The economist told the Herald that the government is aiming for dollars to circulate and put a stop to small-scale demand for dollars from the Central Bank. “Beyond the very short-term goal of trying to solve these months’ exchange rate problem, [the government] presents it as an endogenous dollarization,” he said. “And it is, because anything that increases, even gradually, the use of dollars in our economy, is a form of dollarization.”

For Gustavo Quintana, an analyst and broker for PR Corredores de Cambio, the measure aims to stimulate consumption. “It is a resource that I believe intends to use dollars that, for now, are stored and without a concrete application,” said Quintana. “Many people cannot justify their origin, and this would free them from that.”

Argentines currently use dollars as a means of saving and only large transactions are made with the greenback — namely, real estate, vehicles, and construction. “The government is aiming for the dollar to become more popular as a means of payment for the most common, everyday transactions,” Kalos said, adding that by doing so, the administration will “lose control over part of its economy.”

Money laundering and tax evasion

María Eugenia Marano, a lawyer focusing on economic crimes, called the move “dangerous and alarming.” She told the Herald that the decision “encourages evasion, non-declaration, and the circulation of illicit financial flows.” The lawyer, who is part of the Futuros Mejores think tanks also added: “They are legitimizing the last stage of money laundering, which is the reinsertion of funds in the formal system.”
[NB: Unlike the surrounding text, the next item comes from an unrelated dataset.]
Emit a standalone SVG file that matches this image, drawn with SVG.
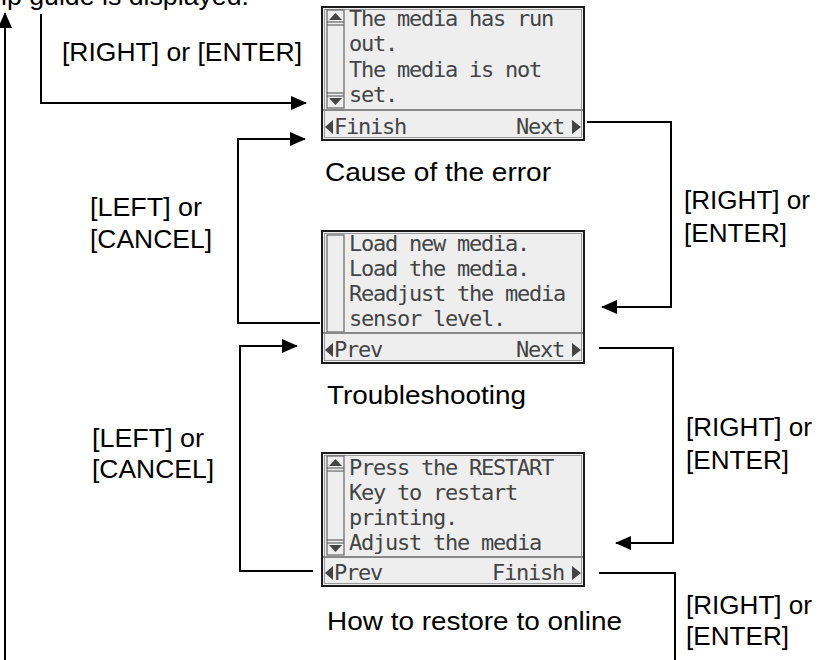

Argentines usually buy the greenback in informal exchange houses, known as ‘cuevas,’ when governments impose currency controls (commonly referred to as ‘cepo,’ Spanish for clamp). According to Marano, since they are not audited, some cuevas handle funds arriving from illegal activities, such as drug dealing or human trafficking. She added that human trafficking rings had been dismantled after authorities detected irregular transactions made with large amounts of dollar bills. “That’s why authorities ask people to declare their funds’ origin — it’s not to bother people,” said the lawyer. 

Adrián Falco, a member of the Global Alliance for Tax Justice NGO, said that the move gives an “absolutely negative” message for taxpayers. “The message is that in Argentina, if you evade, if you incur capital flight, if you hide information from the tax authorities, nothing happens,” he said. “Because at some point they will open an amnesty and you will pay much less than what you should have paid if the tax authorities had discovered you,” he added.

All but two presidential administrations since the recovery of democracy in 1983 have carried out tax amnesties to recover U.S. dollars leaving the country’s formal financial system. 

Kalos pointed out that, if the country passes such a regulation, it would “fail to comply” with international obligations to prevent and combat money laundering, drug trafficking and terrorism. “Argentina runs the risk, with a measure such as the one announced, of re-entering a Financial Action Task Force (FATF) gray list or black list of countries that promote money laundering.”

Last March, Alberto Mendoza, head of the government’s Financial Information Unit (UIF), quoted a study by the International Monetary Fund saying that countries that are placed on  FAFT’s grey or black lists show a decrease of 5 to 7% of their gross domestic products.

In his Wednesday press conference, presidential spokesman Manuel Adorni attempted to spin Caputo’s statements, calling them “superficial”. 

“No measure that would imply being included in any gray list, be it FATF or any other,” he said, answering a question from a journalist. “What [Caputo] said was superficial, in terms of what is going to happen […] we are going to know it when the modifications are effectively finished, not before. Do not speculate,” Adorni added.